Material to process ->
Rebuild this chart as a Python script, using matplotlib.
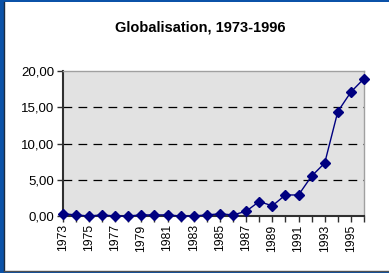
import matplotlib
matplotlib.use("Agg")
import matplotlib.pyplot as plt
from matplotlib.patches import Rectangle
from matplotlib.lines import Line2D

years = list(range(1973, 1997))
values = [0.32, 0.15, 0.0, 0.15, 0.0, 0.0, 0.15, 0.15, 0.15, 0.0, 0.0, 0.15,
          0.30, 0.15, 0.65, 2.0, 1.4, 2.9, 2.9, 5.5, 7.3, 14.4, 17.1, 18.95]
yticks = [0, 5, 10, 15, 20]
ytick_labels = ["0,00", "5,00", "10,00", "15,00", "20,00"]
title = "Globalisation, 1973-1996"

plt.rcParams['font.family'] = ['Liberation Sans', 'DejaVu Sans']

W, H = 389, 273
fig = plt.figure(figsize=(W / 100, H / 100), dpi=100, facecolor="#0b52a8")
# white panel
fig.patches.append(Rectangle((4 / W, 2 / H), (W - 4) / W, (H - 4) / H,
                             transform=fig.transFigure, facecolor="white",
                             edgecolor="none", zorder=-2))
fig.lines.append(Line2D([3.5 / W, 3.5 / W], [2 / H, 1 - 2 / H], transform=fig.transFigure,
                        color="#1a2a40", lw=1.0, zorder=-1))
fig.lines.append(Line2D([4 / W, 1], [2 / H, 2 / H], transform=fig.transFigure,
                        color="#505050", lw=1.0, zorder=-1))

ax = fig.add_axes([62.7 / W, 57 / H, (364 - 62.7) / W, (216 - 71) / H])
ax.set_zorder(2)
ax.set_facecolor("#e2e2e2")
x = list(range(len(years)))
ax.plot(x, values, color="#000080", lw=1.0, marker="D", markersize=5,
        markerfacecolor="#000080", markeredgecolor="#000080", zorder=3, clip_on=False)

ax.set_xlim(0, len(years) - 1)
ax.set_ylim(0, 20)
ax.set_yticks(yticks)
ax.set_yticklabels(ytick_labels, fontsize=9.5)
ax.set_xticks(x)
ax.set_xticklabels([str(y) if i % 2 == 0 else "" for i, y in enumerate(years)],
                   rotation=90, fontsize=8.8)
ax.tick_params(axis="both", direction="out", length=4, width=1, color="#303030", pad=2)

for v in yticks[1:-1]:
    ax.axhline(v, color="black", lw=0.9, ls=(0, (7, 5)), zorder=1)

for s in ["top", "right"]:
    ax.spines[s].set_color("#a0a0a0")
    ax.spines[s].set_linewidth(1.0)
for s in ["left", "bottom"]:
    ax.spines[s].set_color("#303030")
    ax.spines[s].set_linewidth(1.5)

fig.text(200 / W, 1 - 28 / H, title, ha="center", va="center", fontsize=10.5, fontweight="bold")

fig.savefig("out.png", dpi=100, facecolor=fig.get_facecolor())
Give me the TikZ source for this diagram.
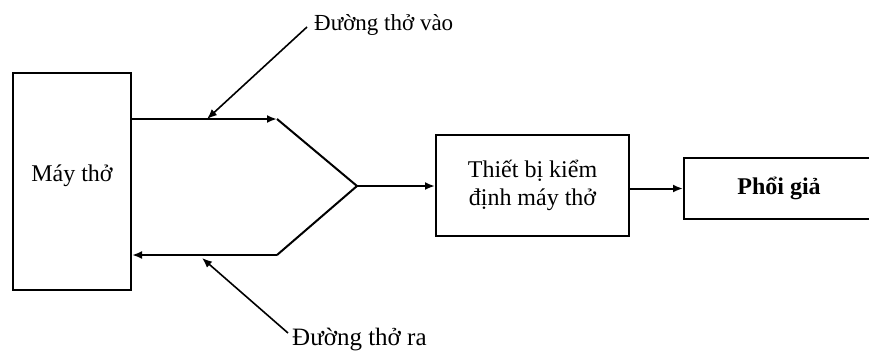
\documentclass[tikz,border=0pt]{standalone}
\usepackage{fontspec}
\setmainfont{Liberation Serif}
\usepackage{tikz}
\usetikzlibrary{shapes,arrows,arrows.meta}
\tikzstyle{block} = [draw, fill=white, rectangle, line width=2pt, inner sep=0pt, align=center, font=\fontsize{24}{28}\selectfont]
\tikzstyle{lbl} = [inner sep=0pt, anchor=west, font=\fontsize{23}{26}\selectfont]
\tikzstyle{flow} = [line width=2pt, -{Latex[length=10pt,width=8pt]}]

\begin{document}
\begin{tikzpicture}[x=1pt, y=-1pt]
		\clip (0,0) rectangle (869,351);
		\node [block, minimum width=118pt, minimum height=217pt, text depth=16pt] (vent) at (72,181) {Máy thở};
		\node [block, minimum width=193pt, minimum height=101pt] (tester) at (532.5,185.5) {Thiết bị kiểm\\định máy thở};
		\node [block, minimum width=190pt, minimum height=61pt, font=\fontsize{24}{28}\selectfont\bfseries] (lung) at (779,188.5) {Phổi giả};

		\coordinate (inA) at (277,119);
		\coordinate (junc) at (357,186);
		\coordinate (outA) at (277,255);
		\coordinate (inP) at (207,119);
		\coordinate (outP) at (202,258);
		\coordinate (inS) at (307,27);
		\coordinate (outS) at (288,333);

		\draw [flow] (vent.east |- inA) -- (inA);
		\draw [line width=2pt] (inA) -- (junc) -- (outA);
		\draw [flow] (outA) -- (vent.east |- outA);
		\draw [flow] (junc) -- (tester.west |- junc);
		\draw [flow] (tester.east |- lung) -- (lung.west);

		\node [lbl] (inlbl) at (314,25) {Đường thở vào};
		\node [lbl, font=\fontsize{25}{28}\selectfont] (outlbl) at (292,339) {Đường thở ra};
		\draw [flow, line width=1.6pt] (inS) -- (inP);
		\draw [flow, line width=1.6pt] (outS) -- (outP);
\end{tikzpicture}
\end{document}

--

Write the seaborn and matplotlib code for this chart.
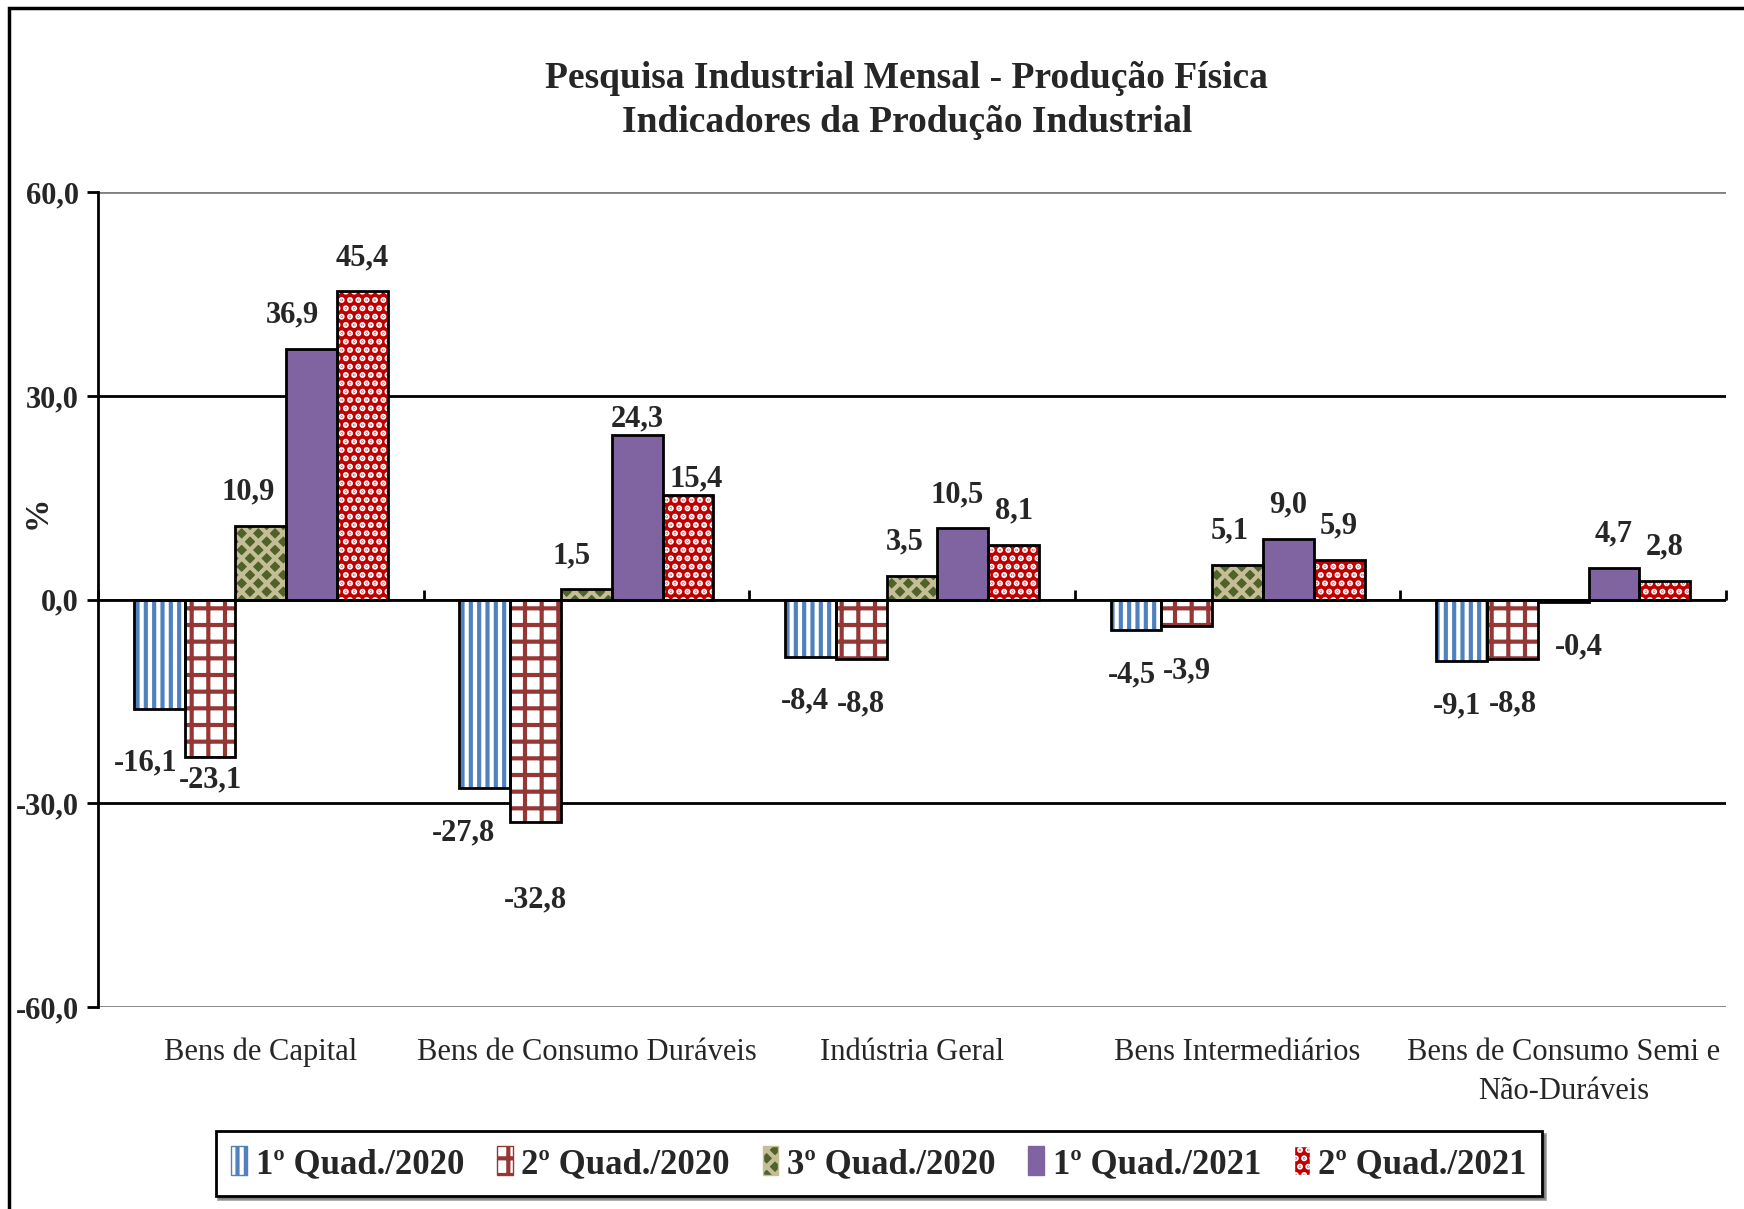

Request -> Keep to the stretch from the line containing "Rebuild this chart" through the line containing "from matplotlib.lines import Line2D", both ends included, and copy it exactly from the listing above, minus the pictures.

Final result ->
Rebuild this chart as a Python script, using matplotlib.
import matplotlib
matplotlib.use("Agg")
import matplotlib.pyplot as plt
from matplotlib.patches import Rectangle
from matplotlib.lines import Line2D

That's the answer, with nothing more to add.